David Muino Suarez is now under arrest in Brazil. According to the investigations, he played a key role in setting up the structure that allowed illicit funds to be laundered. But this is rare; it is more common for senior managers not to be held responsible for their role in money laundering schemes.

There is no publicly available information indicating that these two Swiss Banks were punished by Swiss authorities for their role in these schemes.

BSI was punished for their role in the 1MDB scandal in Malaysia, which took place at the same time and involved more than 100 accounts with the bank. Yet, there are questions about whether the sanctions applied were proportionate. Swiss authorities ordered the disgorgement of profits made by the BSI for passing these transactions, but no actual fine was issued. Authorities also approved BSI’s integration by EFG International on the condition that BSI would thereafter be dissolved — which does not seem like a real punishment either.

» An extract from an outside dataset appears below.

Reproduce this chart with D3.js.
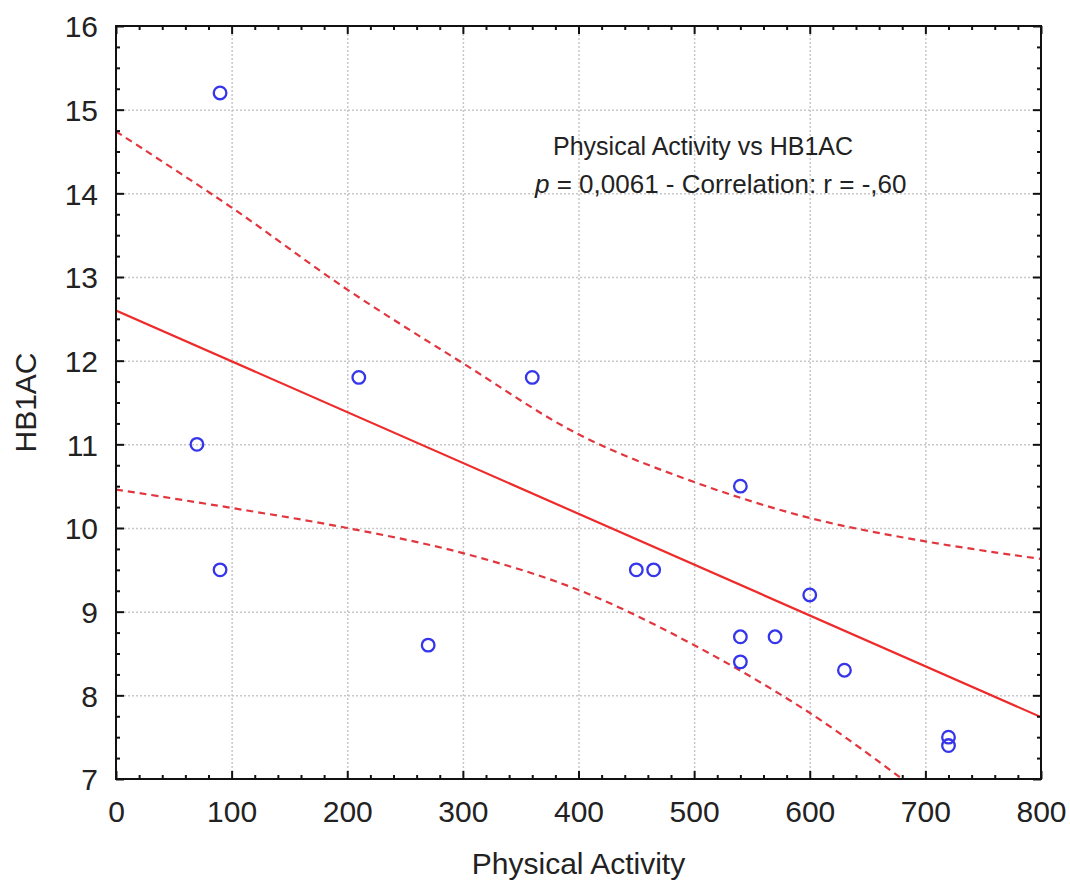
<!DOCTYPE html>
<html>
<head>
<meta charset="utf-8">
<script src="https://cdn.jsdelivr.net/npm/d3@7"></script>
<style>
    body { margin: 0; background: #fff; }
    svg { display: block; font-family: 'Liberation Sans', Arial, sans-serif; }
    .grid line { stroke: #c8c8c8; stroke-width: 1.5; stroke-dasharray: 2,2; }
    .grid path { display: none; }
    .axis path { display: none; }
    .axis line { stroke: #111; stroke-width: 2; }
    .axis text { font-size: 30px; fill: #222; }
</style>
</head>
<body>
<svg></svg>
<script>
var activity = [90, 70, 90, 210, 360, 270, 450, 465, 540, 540, 540, 570, 600, 630, 720, 720];
var hb1ac    = [15.2, 11.0, 9.5, 11.8, 11.8, 8.6, 9.5, 9.5, 10.5, 8.7, 8.4, 8.7, 9.2, 8.3, 7.5, 7.4];

// regression line and 95% band
var fitX = [0, 800];
var fitY = [12.6, 7.74];
var upperX = [0, 100, 200, 300, 400, 500, 600, 700, 800];
var upperY = [14.74, 13.83, 12.85, 11.97, 11.12, 10.55, 10.12, 9.84, 9.63];
var lowerX = [0, 100, 200, 300, 400, 500, 600, 680];
var lowerY = [10.46, 10.24, 10.0, 9.7, 9.26, 8.6, 7.79, 7.0];

var xTicks = [0, 100, 200, 300, 400, 500, 600, 700, 800];
var yTicks = [7, 8, 9, 10, 11, 12, 13, 14, 15, 16];
var xMinor = d3.range(0, 801, 20).filter(function (v) { return v % 100 !== 0; });
var yMinor = d3.range(7, 16.001, 0.25).filter(function (v) { return Math.abs(v - Math.round(v)) > 0.01; });

var title1 = 'Physical Activity vs HB1AC';
var xLabel = 'Physical Activity';
var yLabel = 'HB1AC';

var W = 1070, H = 884;
var L = 116, R = 29, T = 26, B = 105;
var w = W - L - R, h = H - T - B;

var svg = d3.select('svg').attr('width', W).attr('height', H);

var x = d3.scaleLinear().domain([0, 800]).range([0, w]);
var y = d3.scaleLinear().domain([7, 16]).range([h, 0]);

var g = svg.append('g').attr('transform', 'translate(' + L + ',' + T + ')');

svg.append('defs').append('clipPath').attr('id', 'clip')
    .append('rect').attr('width', w).attr('height', h);

// grid
g.append('g').attr('class', 'grid')
    .call(d3.axisBottom(x).tickValues(xTicks.slice(1, -1)).tickSize(h).tickFormat(''));
g.append('g').attr('class', 'grid')
    .call(d3.axisLeft(y).tickValues(yTicks.slice(1, -1)).tickSize(-w).tickFormat(''));

// lines
var lines = g.append('g').attr('clip-path', 'url(#clip)');
function pts(xs, ys) { return xs.map(function (v, i) { return [x(v), y(ys[i])]; }); }
var line = d3.line();
var smooth = d3.line().curve(d3.curveCatmullRom);

lines.append('path')
    .attr('d', smooth(pts(upperX, upperY)))
    .attr('fill', 'none').attr('stroke', '#e2363e').attr('stroke-width', 2.2)
    .attr('stroke-dasharray', '7,5');
lines.append('path')
    .attr('d', smooth(pts(lowerX, lowerY)))
    .attr('fill', 'none').attr('stroke', '#e2363e').attr('stroke-width', 2.2)
    .attr('stroke-dasharray', '7,5');
lines.append('path')
    .attr('d', line(pts(fitX, fitY)))
    .attr('fill', 'none').attr('stroke', '#ee2a2a').attr('stroke-width', 2.2);

// points
g.append('g').selectAll('circle')
    .data(activity)
    .enter()
    .append('circle')
    .attr('cx', function (d) { return x(d); })
    .attr('cy', function (d, i) { return y(hb1ac[i]); })
    .attr('r', 6.3)
    .attr('fill', 'none')
    .attr('stroke', '#3535ea')
    .attr('stroke-width', 2.3);

// axes: labelled bottom / left, plain top / right, minor ticks on all
g.append('g').attr('class', 'axis').attr('transform', 'translate(0,' + h + ')')
    .call(d3.axisBottom(x).tickValues(xTicks).tickSizeInner(-8).tickSizeOuter(0).tickPadding(22));
g.append('g').attr('class', 'axis')
    .call(d3.axisLeft(y).tickValues(yTicks).tickSizeInner(-8).tickSizeOuter(0).tickPadding(18))
    .selectAll('text').attr('dy', '0.36em');
g.append('g').attr('class', 'axis')
    .call(d3.axisTop(x).tickValues(xTicks).tickSize(-8).tickFormat(''));
g.append('g').attr('class', 'axis').attr('transform', 'translate(' + w + ',0)')
    .call(d3.axisRight(y).tickValues(yTicks).tickSize(-8).tickFormat(''));

g.append('g').attr('class', 'axis').attr('transform', 'translate(0,' + h + ')')
    .call(d3.axisBottom(x).tickValues(xMinor).tickSize(-4).tickFormat(''));
g.append('g').attr('class', 'axis')
    .call(d3.axisTop(x).tickValues(xMinor).tickSize(-4).tickFormat(''));
g.append('g').attr('class', 'axis')
    .call(d3.axisLeft(y).tickValues(yMinor).tickSize(-4).tickFormat(''));
g.append('g').attr('class', 'axis').attr('transform', 'translate(' + w + ',0)')
    .call(d3.axisRight(y).tickValues(yMinor).tickSize(-4).tickFormat(''));

// frame
g.append('rect')
    .attr('width', w).attr('height', h)
    .attr('fill', 'none').attr('stroke', '#111').attr('stroke-width', 2);

// annotation
g.append('text')
    .attr('x', 553 - L).attr('y', 155 - T)
    .attr('font-size', 25).attr('fill', '#222')
    .text(title1);
var t2 = g.append('text')
    .attr('x', 535 - L).attr('y', 193 - T)
    .attr('font-size', 26).attr('fill', '#222');
t2.append('tspan').attr('font-style', 'italic').text('p');
t2.append('tspan').text(' = 0,0061 - Correlation: r = -,60');

// axis titles
svg.append('text')
    .attr('x', L + w / 2).attr('y', 874)
    .attr('text-anchor', 'middle')
    .attr('font-size', 30).attr('fill', '#222')
    .text(xLabel);
svg.append('text')
    .attr('transform', 'translate(36,' + (T + h / 2) + ') rotate(-90)')
    .attr('text-anchor', 'middle')
    .attr('font-size', 30).attr('fill', '#222')
    .text(yLabel);
</script>
</body>
</html>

We won’t win the battle against corruption and money laundering unless authorities and those regulated and supervised by them take enforcement seriously. In this case, we saw that banks did part of their job and identified the real people behind the offshore companies involved in the transactions. They even flagged some transactions as suspicious, yet very simple (and frankly unconvincing) explanations by management were sufficient to allow corruption to flourish.

As important as the Panama Papers and other leaks are for understanding the inner workings of offshore corruption schemes, we can’t always rely on whistleblowers, journalists and civil society to uncover all cases. It is time for the authorities to start doing their jobs.